Assuming she falls in the highest tax bracket, the tax outflow may be approximately ₹4.33 lakh including cess.

At the Time of Buyback

In June 2026, the company announces a buyback at ₹250 per share.

Since Priya has held the shares for more than 24 months, the shares qualify as long-term capital assets.

Capital Gain:

(₹250 − ₹150) × 10,000

= ₹10,00,000

LTCG Tax:

12.5% of ₹10,00,000

= ₹1,25,000

Total Tax Impact

ParticularsAmount
Tax on Perquisite₹4.33 lakh
LTCG Tax₹1.25 lakh
Total Tax₹5.58 lakh

Although the buyback proceeds amount to ₹25 lakh, taxation occurs at two different stages under two different provisions of law.

Why Timing Matters

Suppose the same buyback occurred before the completion of 24 months.

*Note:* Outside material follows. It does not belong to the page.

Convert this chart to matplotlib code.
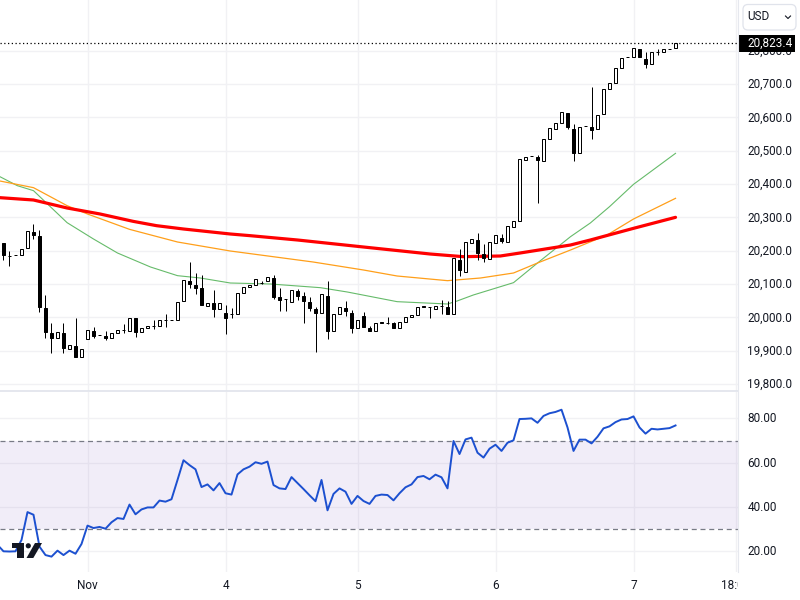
import matplotlib
matplotlib.use('Agg')
import matplotlib.pyplot as plt
from matplotlib.patches import Circle, FancyBboxPatch, Polygon, Rectangle
from matplotlib.transforms import Bbox, ScaledTranslation

plt.rcParams['font.family'] = ['Roboto', 'DejaVu Sans']

# hourly candles, bar index = position in the list
opens = [20222, 20185, 20186, 20186, 20207, 20256, 20244, 20027, 19952, 19937, 19952, 19904, 19914, 19880, 19934,
         19958, 19946, 19943, 19937, 19952, 19961, 19958, 19997, 19955, 19967, 19973, 19973, 19991, 19991, 19991,
         20048, 20109, 20097, 20087, 20035, 20042, 20024, 20013, 20010, 20009, 20072, 20092, 20098, 20102, 20110,
         20118, 20061, 20054, 20047, 20079, 20064, 20045, 20025, 20012, 20064, 19958, 20009, 20028, 20013, 19967,
         20003, 19968, 19958, 19985, 19982, 19982, 19967, 19985, 20000, 20008, 20033, 20030, 20026, 20033, 20030,
         20009, 20172, 20137, 20224, 20232, 20190, 20176, 20224, 20238, 20227, 20272, 20288, 20473, 20483, 20481,
         20470, 20534, 20566, 20582, 20612, 20564, 20492, 20574, 20571, 20564, 20609, 20684, 20702, 20747, 20780,
         20780, 20805, 20775, 20759, 20797, 20795, 20806, 20807]
highs = [20222, 20198, 20186, 20204, 20258, 20280, 20262, 20067, 19982, 19955, 19982, 19916, 19997, 19906, 19961,
         19970, 19946, 19958, 19952, 19963, 19979, 19997, 19997, 19967, 19973, 19991, 19991, 20009, 19991, 20045,
         20111, 20166, 20133, 20127, 20044, 20082, 20044, 20037, 20027, 20072, 20092, 20098, 20114, 20110, 20120,
         20127, 20088, 20056, 20081, 20085, 20077, 20061, 20032, 20069, 20109, 20009, 20030, 20049, 20022, 19991,
         20015, 19973, 19982, 19985, 20001, 19987, 19985, 20000, 20008, 20030, 20033, 20030, 20035, 20052, 20049,
         20177, 20204, 20225, 20234, 20252, 20220, 20225, 20246, 20250, 20273, 20288, 20474, 20480, 20483, 20487,
         20534, 20567, 20584, 20615, 20612, 20580, 20570, 20574, 20690, 20608, 20684, 20702, 20747, 20777, 20780,
         20807, 20805, 20797, 20797, 20804, 20804, 20806, 20823.4]
lows = [20172, 20155, 20186, 20186, 20207, 20234, 20017, 19939, 19894, 19937, 19894, 19904, 19882, 19880, 19934,
        19938, 19946, 19933, 19937, 19952, 19954, 19958, 19942, 19955, 19967, 19966, 19973, 19972, 19991, 19991,
        20048, 20089, 20071, 20038, 20035, 20002, 20024, 19951, 19999, 20009, 20072, 20092, 20098, 20100, 20110,
        20055, 20019, 20019, 20047, 20052, 19984, 20020, 19897, 20012, 19936, 19958, 20009, 20004, 19953, 19967,
        19970, 19960, 19958, 19982, 19979, 19969, 19967, 19985, 20000, 20008, 20030, 19999, 20026, 20010, 20011,
        20009, 20125, 20137, 20224, 20172, 20166, 20176, 20224, 20222, 20227, 20272, 20288, 20473, 20483, 20344,
        20470, 20534, 20566, 20582, 20565, 20470, 20492, 20574, 20534, 20564, 20609, 20684, 20702, 20747, 20780,
        20780, 20780, 20749, 20759, 20786, 20795, 20806, 20807]
closes = [20188, 20185, 20186, 20204, 20258, 20248, 20032, 19957, 19939, 19955, 19907, 19916, 19882, 19906, 19961,
          19944, 19946, 19939, 19952, 19963, 19961, 19997, 19957, 19967, 19973, 19973, 19991, 19991, 19991, 20045,
          20111, 20101, 20089, 20038, 20044, 20026, 20044, 19999, 20010, 20072, 20092, 20098, 20114, 20102, 20120,
          20060, 20052, 20054, 20081, 20064, 20049, 20028, 20013, 20069, 19960, 20009, 20030, 20019, 19968, 19991,
          19972, 19960, 19982, 19982, 19982, 19969, 19985, 20000, 20008, 20030, 20030, 20030, 20035, 20033, 20011,
          20177, 20142, 20225, 20234, 20194, 20178, 20225, 20246, 20230, 20273, 20288, 20474, 20480, 20483, 20472,
          20534, 20567, 20584, 20615, 20572, 20494, 20570, 20574, 20563, 20608, 20684, 20702, 20747, 20777, 20780,
          20807, 20780, 20760, 20797, 20797, 20804, 20806, 20823.4]

# moving averages, read at the bends only
red_bars = [-0.6, 5, 10.6, 16.1, 21.6, 25.5, 30, 37.8, 41.1, 49, 60, 71.1, 76.6, 82.8, 86.1, 94.5, 97.8, 105, 112]
red_vals = [20359, 20352, 20328, 20310, 20288, 20275, 20265, 20250, 20245, 20232, 20211, 20190, 20182, 20184, 20193,
            20217, 20232, 20267, 20300]
orange_bars = [-0.6, 5, 10.6, 14, 21, 29, 37.8, 51.6, 60, 65.6, 74, 79.5, 85, 89, 94.5, 100.6, 105, 112]
orange_vals = [20409, 20389, 20335, 20310, 20264, 20226, 20199, 20166, 20142, 20124, 20110, 20118, 20133, 20163, 20202,
               20247, 20295, 20357]
green_bars = [-0.6, 2.3, 5, 7.8, 10.6, 15, 19, 24.5, 29, 32.8, 37.8, 44.5, 52.8, 57.3, 65.6, 74, 75.6, 78.3, 85, 89,
              94.5, 97.8, 101, 105, 112]
green_vals = [20422, 20395, 20380, 20332, 20284, 20235, 20193, 20151, 20125, 20118, 20103, 20100, 20089, 20076, 20047,
              20040, 20049, 20067, 20104, 20163, 20242, 20283, 20332, 20399, 20492]

# rsi starts one bar before the first visible candle
rsi_bars = list(range(-1, 113))
rsi_vals = [22.9, 20.0, 19.9, 20.0, 25.1, 37.7, 36.5, 22.1, 18.3, 17.6, 20.3, 18.3, 20.3, 18.9, 23.3, 31.6, 30.5, 31.0,
            30.2, 33.1, 35.0, 34.6, 41.1, 36.7, 38.9, 39.8, 39.8, 42.9, 42.4, 43.5, 52.2, 61.1, 58.9, 57.0, 49.0, 50.2,
            47.5, 50.8, 46.2, 45.6, 54.7, 57.0, 58.2, 60.2, 59.5, 60.5, 49.9, 48.4, 48.1, 53.5, 50.8, 48.1, 45.3, 42.6,
            52.2, 38.5, 45.9, 48.4, 46.9, 41.4, 45.0, 42.7, 41.4, 45.0, 45.6, 45.4, 43.0, 46.2, 48.9, 50.2, 53.5, 54.0,
            52.5, 54.6, 53.4, 48.4, 69.8, 63.9, 70.5, 71.3, 64.5, 62.3, 66.3, 68.1, 65.3, 69.0, 70.1, 79.7, 79.8, 80.0,
            78.0, 81.1, 82.3, 82.9, 83.9, 75.9, 65.3, 70.4, 70.4, 68.7, 71.7, 75.5, 76.4, 78.3, 79.5, 79.7, 80.9, 75.9,
            73.1, 75.3, 75.0, 75.3, 75.6, 76.8]

price_ticks = [19800, 19900, 20000, 20100, 20200, 20300, 20400, 20500, 20600, 20700, 20800]
rsi_ticks = [20, 40, 60, 80]
time_ticks = [14, 37, 59, 82, 105, 122]
time_labels = ['Nov', '4', '5', '6', '7', '18:00']
last_price = 20823.4

GRID = '#f1f1f4'
TEXT = '#131722'
W, H = 800, 600
FS = 8.5


def pane(top, bottom):
    return [0, 1 - bottom / H, 737.5 / W, (bottom - top) / H]


fig = plt.figure(figsize=(8, 6), dpi=100, facecolor='white')
ax = fig.add_axes(pane(0, 391))
ax2 = fig.add_axes(pane(392, 572))
xlim = (-0.583, 122.33)

for a in (ax, ax2):
    a.set_xlim(xlim)
    a.set_xticks(time_ticks)
    a.grid(True, color=GRID, lw=1)
    a.set_axisbelow(True)
    a.yaxis.tick_right()
    a.tick_params(length=0, labelsize=FS, labelcolor=TEXT, pad=7)
    for s in a.spines.values():
        s.set_visible(False)

# price pane
ax.set_ylim(19779, 20952)
ax.set_yticks(price_ticks)
ax.set_yticklabels([f'{p:,.1f}' for p in price_ticks])
ax.tick_params(axis='x', labelbottom=False)

ax.plot(green_bars, green_vals, color='#66bb6a', lw=0.8, zorder=2)
ax.plot(orange_bars, orange_vals, color='#ff9f1a', lw=0.9, zorder=2.1)
ax.plot(red_bars, red_vals, color='#ff0000', lw=2.3, zorder=2.2, solid_capstyle='round')

bars = range(len(opens))
ax.vlines(bars, lows, highs, color='black', lw=0.72, zorder=3)
for i in bars:
    up = closes[i] > opens[i]
    ax.bar(i, abs(closes[i] - opens[i]), bottom=min(opens[i], closes[i]), width=0.66,
           facecolor='white' if up else 'black', edgecolor='black', lw=0.72, zorder=4)
ax.axhline(last_price, color='black', lw=0.9, ls=(0, (1, 2)), zorder=5)

# rsi pane
ax2.set_ylim(10.66, 91.9)
ax2.set_yticks(rsi_ticks)
ax2.set_yticklabels([f'{v:.2f}' for v in rsi_ticks])
ax2.set_xticklabels(time_labels)
ax2.tick_params(axis='x', pad=5)
ax2.axhspan(30, 70, color='#7e57c2', alpha=0.1, lw=0, zorder=1)
ax2.axhline(70, color='#787b86', lw=0.9, ls=(0, (4, 3)), zorder=2)
ax2.axhline(30, color='#787b86', lw=0.9, ls=(0, (4, 3)), zorder=2)
ax2.plot(rsi_bars, rsi_vals, color='#1c50d0', lw=1.4, zorder=3)

fig.canvas.draw()
clip = Bbox.from_extents(0, 0, 738, H)
for lab in ax2.get_xticklabels():
    lab.set_clip_box(clip)
    lab.set_clip_on(True)

# y labels sit a pixel above their gridlines
nudge = ScaledTranslation(0, 1 / 100, fig.dpi_scale_trans)
for a in (ax, ax2):
    for lab in a.get_yticklabels():
        lab.set_transform(lab.get_transform() + nudge)

# overlay in pixel coordinates for the chrome around the panes
over = fig.add_axes([0, 0, 1, 1], zorder=10)
over.set_xlim(0, W)
over.set_ylim(H, 0)
over.axis('off')
over.patch.set_alpha(0)
over.plot([0, 738], [391, 391], color='#e0e3eb', lw=1.2)
over.plot([737.5, 737.5], [0, 572], color='#e6e8ee', lw=0.8)

over.add_patch(FancyBboxPatch((743, 4.5), 53, 25.5, boxstyle='round,pad=0,rounding_size=5', fc='white',
                              ec='#e0e3eb', lw=0.9))
over.text(747, 16.5, 'USD', fontsize=FS, color=TEXT, va='center', ha='left')
over.plot([785.5, 788, 790.5], [16, 18.5, 16], color=TEXT, lw=0.8)

over.add_patch(Rectangle((739, 35), 56, 17, fc='black', ec='none'))
over.text(747, 43, f'{last_price:,.1f}', fontsize=FS, color='white', va='center', ha='left')

# tradingview mark
logo = '#131722'
over.add_patch(Polygon([(12, 543), (24, 543), (24, 558), (17.3, 558), (17.3, 548.3), (12, 548.3)], fc=logo, ec='none'))
over.add_patch(Circle((28.3, 545.8), 2.6, fc=logo, ec='none'))
over.add_patch(Polygon([(35, 543), (42, 543), (33.3, 558), (26.5, 558)], fc=logo, ec='none'))

fig.savefig('out.png', dpi=100, facecolor='white')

The ₹10 lakh gain would become a short-term capital gain and could be taxed at the employee’s slab rate instead of 12.5%.

For individuals in the highest tax bracket, this could substantially increase the tax burden.

Employees approaching the 24-month threshold should carefully evaluate whether delaying the transaction could result in significant tax savings.

Valuation Requirements During an ESOP Buyback

One of the most misunderstood aspects of ESOP buybacks is valuation compliance.

Depending on the facts of the transaction, multiple valuation requirements may apply simultaneously.

1. Income-tax Valuation

A Merchant Banker valuation is required for determining FMV at the time of ESOP exercise under Rule 3.

This valuation forms the basis for perquisite taxation.

2. Companies Act Valuation

The buyback price must be justifiable and defensible from a corporate law perspective.

An independent valuation report from an IBBI Registered Valuer is generally considered the most robust support for the buyback price approved by the Board.

A properly documented valuation helps demonstrate that the buyback is being conducted at a fair and reasonable price.

3. FEMA Valuation (Where Foreign Shareholders Exist)

Additional considerations arise when foreign investors or non-resident shareholders participate in the buyback.

FEMA pricing guidelines may require valuation by a SEBI Registered Merchant Banker or IBBI Registered Valuer using internationally accepted valuation methodologies.

Failure to comply with pricing regulations can result in FEMA-related compliance issues.

The Practical Challenge of Outdated Valuations

Companies often encounter situations where an earlier valuation report exists, but the proposed buyback occurs several months later.

While the Income-tax Rules impose a 180-day validity consideration for ESOP exercise valuations, corporate law and FEMA requirements focus more broadly on whether the valuation remains fair and supportable.

Problems may arise if:

  • A fresh valuation indicates a materially higher share value.
  • Employees continue exercising options based on an older report.
  • The buyback price appears inconsistent with current company valuation metrics.

To avoid such complications, companies should align valuation, exercise windows, and buyback timelines as closely as possible.

Key Takeaways for Employees

  • ESOP taxation generally occurs twice—once at exercise and again at sale.
  • The FMV taxed as a perquisite becomes the cost base for capital gains.
  • Holding shares for more than 24 months can significantly reduce capital gains tax.
  • Review your exercise date before participating in a buyback.
  • Understand the tax implications before accepting liquidity offers.

Key Takeaways for Founders and Finance Teams

  • Ensure valid Merchant Banker valuations are available for ESOP exercises.
  • Review Companies Act and FEMA requirements before finalizing buyback pricing.
  • Maintain robust valuation documentation.
  • Align valuation reports, exercise periods, and buyback timelines wherever possible.
  • Communicate tax implications clearly to employees before the liquidity event.

Conclusion

An ESOP buyback can be a rewarding milestone for employees, providing liquidity and wealth creation opportunities. However, the tax implications extend beyond the exercise stage. The interaction between perquisite taxation and capital gains taxation often leads to unexpected liabilities when employees are not adequately informed.

For both employees and management teams, a clear understanding of valuation requirements, holding periods, and tax treatment can prevent costly surprises and ensure that an ESOP liquidity event delivers its intended benefit.